THE TASK = Without including any pictures, write out the listing below exactly.

DATASET CONTENT =
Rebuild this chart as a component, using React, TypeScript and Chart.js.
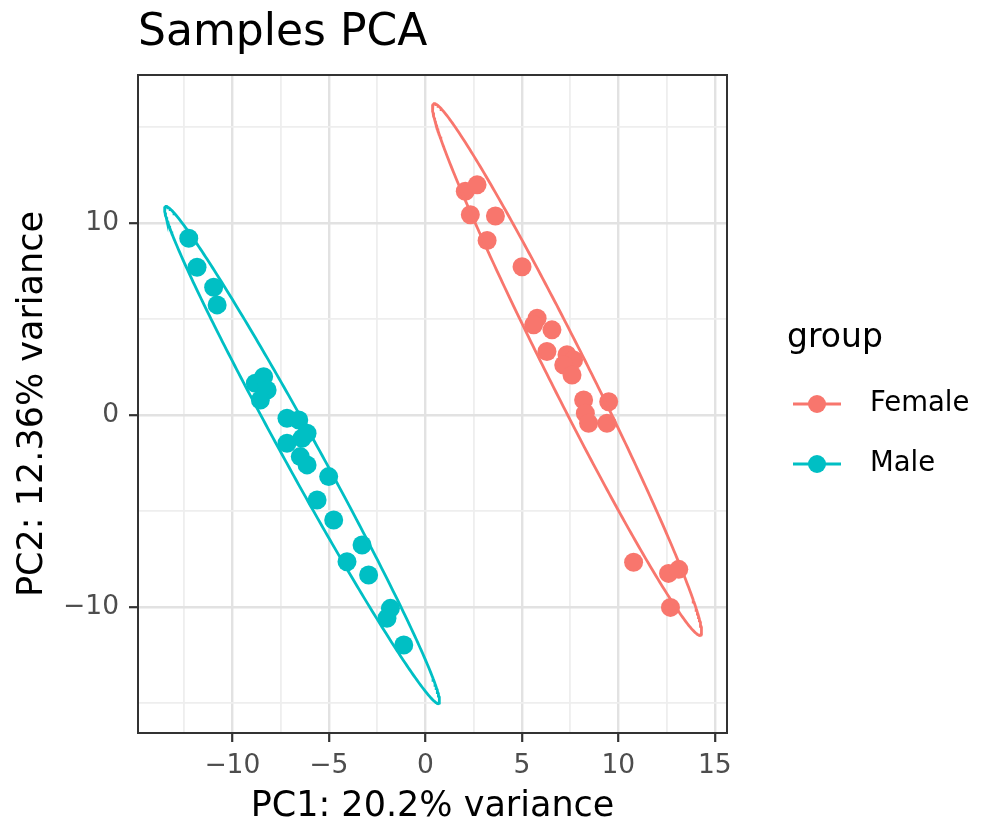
import React, { useEffect, useRef } from "react";
import { Chart, registerables } from "chart.js";

Chart.register(...registerables);

// ---------- data ----------
const groups = ["Female", "Male"];
const groupColors = ["#F8766D", "#00BFC4"];

const femalePC1 = [2.07, 2.68, 2.33, 3.63, 3.2, 5.01, 5.79, 5.61, 6.56, 6.3, 7.34, 7.68, 7.17, 7.6, 8.2, 9.5, 8.29, 8.46, 9.41, 10.79, 12.6, 13.13, 12.7];
const femalePC2 = [11.65, 11.98, 10.42, 10.36, 9.08, 7.72, 5.03, 4.69, 4.43, 3.3, 3.13, 2.86, 2.6, 2.08, 0.78, 0.69, 0.09, -0.43, -0.43, -7.67, -8.25, -8.04, -10.02];

const malePC1 = [-12.26, -11.83, -10.97, -10.79, -8.81, -8.38, -8.2, -8.55, -7.17, -6.56, -7.17, -6.39, -6.13, -6.48, -6.13, -5.01, -5.61, -4.75, -3.28, -4.06, -2.94, -1.81, -1.99, -1.12];
const malePC2 = [9.2, 7.69, 6.65, 5.73, 1.65, 1.99, 1.3, 0.78, -0.17, -0.26, -1.47, -1.21, -0.95, -2.17, -2.6, -3.21, -4.43, -5.47, -6.77, -7.64, -8.33, -10.07, -10.59, -11.98];

// 95% ellipse parameters per group (data units): centre, semi-axes, rotation
const ellipseCenterPC1 = [7.34, -6.39];
const ellipseCenterPC2 = [2.37, -2.08];
const ellipseSemiMajor = [15.46, 14.74];
const ellipseSemiMinor = [1.04, 0.9];
const ellipseAngleDeg = [-63.45, -61.3];

const xMin = -14.89;
const xMax = 15.63;
const yMin = -16.56;
const yMax = 17.7;
const xMajorStep = 5;
const yMajorStep = 10;

const plotTitle = "Samples PCA";
const xTitle = "PC1: 20.2% variance";
const yTitle = "PC2: 12.36% variance";
const legendTitle = "group";

const FONT = "'DejaVu Sans', 'Liberation Sans', sans-serif";

function fmt(v: number): string {
  const r = Math.round(v * 100) / 100;
  return r < 0 ? "\u2212" + Math.abs(r) : String(r);
}

function isMultiple(v: number, step: number): boolean {
  const q = v / step;
  return Math.abs(q - Math.round(q)) < 1e-6;
}

function ellipseData(i: number) {
  const pts: { x: number; y: number }[] = [];
  const n = 360;
  const th = (ellipseAngleDeg[i] * Math.PI) / 180;
  for (let k = 0; k <= n; k++) {
    const t = (2 * Math.PI * k) / n;
    const u = ellipseSemiMajor[i] * Math.cos(t);
    const v = ellipseSemiMinor[i] * Math.sin(t);
    pts.push({
      x: ellipseCenterPC1[i] + u * Math.cos(th) - v * Math.sin(th),
      y: ellipseCenterPC2[i] + u * Math.sin(th) + v * Math.cos(th),
    });
  }
  return pts;
}

function pointsOf(xs: number[], ys: number[]) {
  return xs.map((x, i) => ({ x, y: ys[i] }));
}

const decorPlugin = {
  id: "decor",
  afterDraw(chart: any) {
    const { ctx, chartArea } = chart;
    ctx.save();
    // panel border
    ctx.strokeStyle = "#333333";
    ctx.lineWidth = 2;
    ctx.strokeRect(chartArea.left, chartArea.top, chartArea.right - chartArea.left, chartArea.bottom - chartArea.top);

    // title
    ctx.fillStyle = "#000000";
    ctx.font = `44px ${FONT}`;
    ctx.textAlign = "left";
    ctx.textBaseline = "alphabetic";
    ctx.fillText(plotTitle, chartArea.left, 45);

    // legend
    const lx = 787;
    ctx.font = `33px ${FONT}`;
    ctx.fillText(legendTitle, lx, 347);
    const rows = [404, 464];
    groups.forEach((g, i) => {
      const y = rows[i];
      ctx.strokeStyle = groupColors[i];
      ctx.lineWidth = 2.8;
      ctx.beginPath();
      ctx.moveTo(793, y);
      ctx.lineTo(841, y);
      ctx.stroke();
      ctx.fillStyle = groupColors[i];
      ctx.beginPath();
      ctx.arc(817, y, 9, 0, Math.PI * 2);
      ctx.fill();
      ctx.fillStyle = "#000000";
      ctx.font = `27.5px ${FONT}`;
      ctx.textBaseline = "middle";
      ctx.fillText(g, 870, y);
      ctx.textBaseline = "alphabetic";
    });
    ctx.restore();
  },
};

export default function App() {
  const ref = useRef<HTMLCanvasElement | null>(null);

  useEffect(() => {
    if (!ref.current) return;
    const grid = (step: number) => ({
      color: (c: any) => (c.tick && isMultiple(c.tick.value, step) ? "#E2E2E2" : "#EEEEEE"),
      lineWidth: (c: any) => (c.tick && isMultiple(c.tick.value, step) ? 2.4 : 1.8),
      drawTicks: true,
      tickLength: 9,
      tickColor: (c: any) => (c.tick && isMultiple(c.tick.value, step) ? "#333333" : "rgba(0,0,0,0)"),
      tickWidth: 2.2,
    });

    const chart = new Chart(ref.current, {
      type: "scatter",
      data: {
        datasets: [
          {
            label: "Female ellipse",
            data: ellipseData(0),
            showLine: true,
            borderColor: groupColors[0],
            borderWidth: 2.8,
            pointRadius: 0,
            fill: false,
            tension: 0,
          },
          {
            label: "Male ellipse",
            data: ellipseData(1),
            showLine: true,
            borderColor: groupColors[1],
            borderWidth: 2.8,
            pointRadius: 0,
            fill: false,
            tension: 0,
          },
          {
            label: groups[0],
            data: pointsOf(femalePC1, femalePC2),
            backgroundColor: groupColors[0],
            borderWidth: 0,
            pointRadius: 9.5,
          },
          {
            label: groups[1],
            data: pointsOf(malePC1, malePC2),
            backgroundColor: groupColors[1],
            borderWidth: 0,
            pointRadius: 9.5,
          },
        ],
      },
      options: {
        animation: false,
        responsive: false,
        events: [],
        layout: { padding: { top: 75, right: 261, left: 0, bottom: 0 } },
        plugins: {
          legend: { display: false },
          tooltip: { enabled: false },
          title: { display: false },
        },
        scales: {
          x: {
            type: "linear",
            min: xMin,
            max: xMax,
            border: { display: false },
            grid: grid(xMajorStep) as any,
            ticks: {
              stepSize: 2.5,
              includeBounds: false,
              autoSkip: false,
              maxRotation: 0,
              padding: 8,
              color: "#4D4D4D",
              font: { family: FONT, size: 26.5 },
              callback: (v: any) => (isMultiple(Number(v), xMajorStep) ? fmt(Number(v)) : ""),
            },
            title: {
              display: true,
              text: xTitle,
              color: "#000000",
              font: { family: FONT, size: 35, lineHeight: 1 },
              padding: { top: 0, bottom: 2 },
            },
            afterFit: (s: any) => {
              s.height = 93;
            },
          },
          y: {
            type: "linear",
            min: yMin,
            max: yMax,
            border: { display: false },
            grid: grid(yMajorStep) as any,
            ticks: {
              stepSize: 5,
              includeBounds: false,
              autoSkip: false,
              padding: 10,
              color: "#4D4D4D",
              font: { family: FONT, size: 26.5 },
              callback: (v: any) => (isMultiple(Number(v), yMajorStep) ? fmt(Number(v)) : ""),
            },
            title: {
              display: true,
              text: yTitle,
              color: "#000000",
              font: { family: FONT, size: 35, lineHeight: 1 },
              padding: { top: 15, bottom: 0 },
            },
            afterFit: (s: any) => {
              s.width = 138;
            },
          },
        },
      },
      plugins: [decorPlugin],
    } as any);
    return () => chart.destroy();
  }, []);

  return (
    <div style={{ position: "fixed", left: 0, top: 0, width: 988, height: 826, background: "#ffffff" }}>
      <canvas ref={ref} width={988} height={826} style={{ display: "block", width: 988, height: 826 }} />
    </div>
  );
}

FULL OUTPUT =
Rebuild this chart as a component, using React, TypeScript and Chart.js.
import React, { useEffect, useRef } from "react";
import { Chart, registerables } from "chart.js";

Chart.register(...registerables);

// ---------- data ----------
const groups = ["Female", "Male"];
const groupColors = ["#F8766D", "#00BFC4"];

const femalePC1 = [2.07, 2.68, 2.33, 3.63, 3.2, 5.01, 5.79, 5.61, 6.56, 6.3, 7.34, 7.68, 7.17, 7.6, 8.2, 9.5, 8.29, 8.46, 9.41, 10.79, 12.6, 13.13, 12.7];
const femalePC2 = [11.65, 11.98, 10.42, 10.36, 9.08, 7.72, 5.03, 4.69, 4.43, 3.3, 3.13, 2.86, 2.6, 2.08, 0.78, 0.69, 0.09, -0.43, -0.43, -7.67, -8.25, -8.04, -10.02];

const malePC1 = [-12.26, -11.83, -10.97, -10.79, -8.81, -8.38, -8.2, -8.55, -7.17, -6.56, -7.17, -6.39, -6.13, -6.48, -6.13, -5.01, -5.61, -4.75, -3.28, -4.06, -2.94, -1.81, -1.99, -1.12];
const malePC2 = [9.2, 7.69, 6.65, 5.73, 1.65, 1.99, 1.3, 0.78, -0.17, -0.26, -1.47, -1.21, -0.95, -2.17, -2.6, -3.21, -4.43, -5.47, -6.77, -7.64, -8.33, -10.07, -10.59, -11.98];

// 95% ellipse parameters per group (data units): centre, semi-axes, rotation
const ellipseCenterPC1 = [7.34, -6.39];
const ellipseCenterPC2 = [2.37, -2.08];
const ellipseSemiMajor = [15.46, 14.74];
const ellipseSemiMinor = [1.04, 0.9];
const ellipseAngleDeg = [-63.45, -61.3];

const xMin = -14.89;
const xMax = 15.63;
const yMin = -16.56;
const yMax = 17.7;
const xMajorStep = 5;
const yMajorStep = 10;

const plotTitle = "Samples PCA";
const xTitle = "PC1: 20.2% variance";
const yTitle = "PC2: 12.36% variance";
const legendTitle = "group";

const FONT = "'DejaVu Sans', 'Liberation Sans', sans-serif";

function fmt(v: number): string {
  const r = Math.round(v * 100) / 100;
  return r < 0 ? "\u2212" + Math.abs(r) : String(r);
}

function isMultiple(v: number, step: number): boolean {
  const q = v / step;
  return Math.abs(q - Math.round(q)) < 1e-6;
}

function ellipseData(i: number) {
  const pts: { x: number; y: number }[] = [];
  const n = 360;
  const th = (ellipseAngleDeg[i] * Math.PI) / 180;
  for (let k = 0; k <= n; k++) {
    const t = (2 * Math.PI * k) / n;
    const u = ellipseSemiMajor[i] * Math.cos(t);
    const v = ellipseSemiMinor[i] * Math.sin(t);
    pts.push({
      x: ellipseCenterPC1[i] + u * Math.cos(th) - v * Math.sin(th),
      y: ellipseCenterPC2[i] + u * Math.sin(th) + v * Math.cos(th),
    });
  }
  return pts;
}

function pointsOf(xs: number[], ys: number[]) {
  return xs.map((x, i) => ({ x, y: ys[i] }));
}

const decorPlugin = {
  id: "decor",
  afterDraw(chart: any) {
    const { ctx, chartArea } = chart;
    ctx.save();
    // panel border
    ctx.strokeStyle = "#333333";
    ctx.lineWidth = 2;
    ctx.strokeRect(chartArea.left, chartArea.top, chartArea.right - chartArea.left, chartArea.bottom - chartArea.top);

    // title
    ctx.fillStyle = "#000000";
    ctx.font = `44px ${FONT}`;
    ctx.textAlign = "left";
    ctx.textBaseline = "alphabetic";
    ctx.fillText(plotTitle, chartArea.left, 45);

    // legend
    const lx = 787;
    ctx.font = `33px ${FONT}`;
    ctx.fillText(legendTitle, lx, 347);
    const rows = [404, 464];
    groups.forEach((g, i) => {
      const y = rows[i];
      ctx.strokeStyle = groupColors[i];
      ctx.lineWidth = 2.8;
      ctx.beginPath();
      ctx.moveTo(793, y);
      ctx.lineTo(841, y);
      ctx.stroke();
      ctx.fillStyle = groupColors[i];
      ctx.beginPath();
      ctx.arc(817, y, 9, 0, Math.PI * 2);
      ctx.fill();
      ctx.fillStyle = "#000000";
      ctx.font = `27.5px ${FONT}`;
      ctx.textBaseline = "middle";
      ctx.fillText(g, 870, y);
      ctx.textBaseline = "alphabetic";
    });
    ctx.restore();
  },
};

export default function App() {
  const ref = useRef<HTMLCanvasElement | null>(null);

  useEffect(() => {
    if (!ref.current) return;
    const grid = (step: number) => ({
      color: (c: any) => (c.tick && isMultiple(c.tick.value, step) ? "#E2E2E2" : "#EEEEEE"),
      lineWidth: (c: any) => (c.tick && isMultiple(c.tick.value, step) ? 2.4 : 1.8),
      drawTicks: true,
      tickLength: 9,
      tickColor: (c: any) => (c.tick && isMultiple(c.tick.value, step) ? "#333333" : "rgba(0,0,0,0)"),
      tickWidth: 2.2,
    });

    const chart = new Chart(ref.current, {
      type: "scatter",
      data: {
        datasets: [
          {
            label: "Female ellipse",
            data: ellipseData(0),
            showLine: true,
            borderColor: groupColors[0],
            borderWidth: 2.8,
            pointRadius: 0,
            fill: false,
            tension: 0,
          },
          {
            label: "Male ellipse",
            data: ellipseData(1),
            showLine: true,
            borderColor: groupColors[1],
            borderWidth: 2.8,
            pointRadius: 0,
            fill: false,
            tension: 0,
          },
          {
            label: groups[0],
            data: pointsOf(femalePC1, femalePC2),
            backgroundColor: groupColors[0],
            borderWidth: 0,
            pointRadius: 9.5,
          },
          {
            label: groups[1],
            data: pointsOf(malePC1, malePC2),
            backgroundColor: groupColors[1],
            borderWidth: 0,
            pointRadius: 9.5,
          },
        ],
      },
      options: {
        animation: false,
        responsive: false,
        events: [],
        layout: { padding: { top: 75, right: 261, left: 0, bottom: 0 } },
        plugins: {
          legend: { display: false },
          tooltip: { enabled: false },
          title: { display: false },
        },
        scales: {
          x: {
            type: "linear",
            min: xMin,
            max: xMax,
            border: { display: false },
            grid: grid(xMajorStep) as any,
            ticks: {
              stepSize: 2.5,
              includeBounds: false,
              autoSkip: false,
              maxRotation: 0,
              padding: 8,
              color: "#4D4D4D",
              font: { family: FONT, size: 26.5 },
              callback: (v: any) => (isMultiple(Number(v), xMajorStep) ? fmt(Number(v)) : ""),
            },
            title: {
              display: true,
              text: xTitle,
              color: "#000000",
              font: { family: FONT, size: 35, lineHeight: 1 },
              padding: { top: 0, bottom: 2 },
            },
            afterFit: (s: any) => {
              s.height = 93;
            },
          },
          y: {
            type: "linear",
            min: yMin,
            max: yMax,
            border: { display: false },
            grid: grid(yMajorStep) as any,
            ticks: {
              stepSize: 5,
              includeBounds: false,
              autoSkip: false,
              padding: 10,
              color: "#4D4D4D",
              font: { family: FONT, size: 26.5 },
              callback: (v: any) => (isMultiple(Number(v), yMajorStep) ? fmt(Number(v)) : ""),
            },
            title: {
              display: true,
              text: yTitle,
              color: "#000000",
              font: { family: FONT, size: 35, lineHeight: 1 },
              padding: { top: 15, bottom: 0 },
            },
            afterFit: (s: any) => {
              s.width = 138;
            },
          },
        },
      },
      plugins: [decorPlugin],
    } as any);
    return () => chart.destroy();
  }, []);

  return (
    <div style={{ position: "fixed", left: 0, top: 0, width: 988, height: 826, background: "#ffffff" }}>
      <canvas ref={ref} width={988} height={826} style={{ display: "block", width: 988, height: 826 }} />
    </div>
  );
}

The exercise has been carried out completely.